Immigration. The mass migration of refugees from the war-torn Middle East has the potential to create social and political tension in the areas that accept the refugees.

But the report says migration may also present opportunities for long-term gains such as higher growth and productivity, and relief from an aging of the population. Meanwhile, the countries migrants are leaving may suffer even more, particularly with the “brain drain” associated with the departure of migrants who are young and educated.

China’s transition. The transition of China from a period of booming growth to more balanced growth may lead to lower global demand and reduced commodity prices. But some emerging markets may stand to gain, the report says, as China moves up the value chain and imports more consumption goods.

If this transition is handled well, China’s economic transition will eventually result in more sustainable global growth, the report predicts.

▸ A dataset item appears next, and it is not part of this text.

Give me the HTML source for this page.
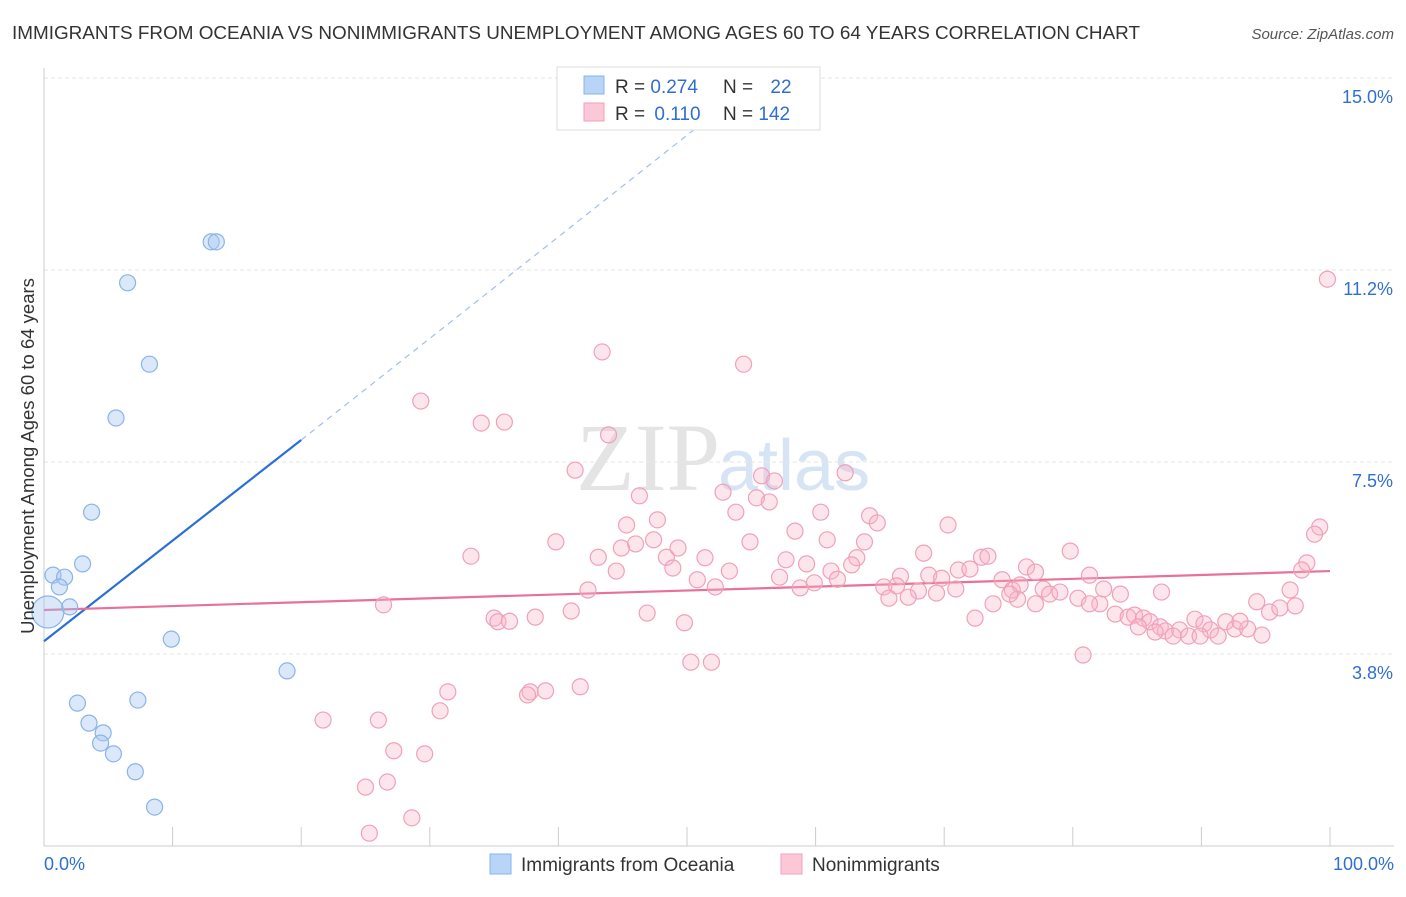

Low commodity prices. Decreased consumption in China and increased production of commodities (such as shale oil in the United States) has led to a price slump that doesn’t appear to be ending soon.

“The fall in commodity prices is likely to be long-lasting, and so it really calls for commodity exporters to diversify their export bases and their economies more broadly, and this is going to require investment,” Obstfeld said. “It will also, by the way, require a welcoming international trade environment.”

He said the push towards greater trade restrictions would make it more difficult for lower-income developing countries that rely on exports to grow.

Effects of low interest rates. The long-term effects of low growth and low interest rates could cause continuing challenges for banks’ profitability and place the solvency of life insurance companies and pension funds in jeopardy, according to a summary of the IMF Executive Board’s discussion that was included in the report.

“These risks and challenges could, in turn, further weaken economic activity and financial stability more broadly,” the summary said.

Financial regulatory reform. Changes to accounting standards and other regulations have focused on increasing bank capital and liquidity buffers following the recent economic crisis.

These changes are affecting financial institutions across the world – and by extension may affect the corporate and individual clients they serve.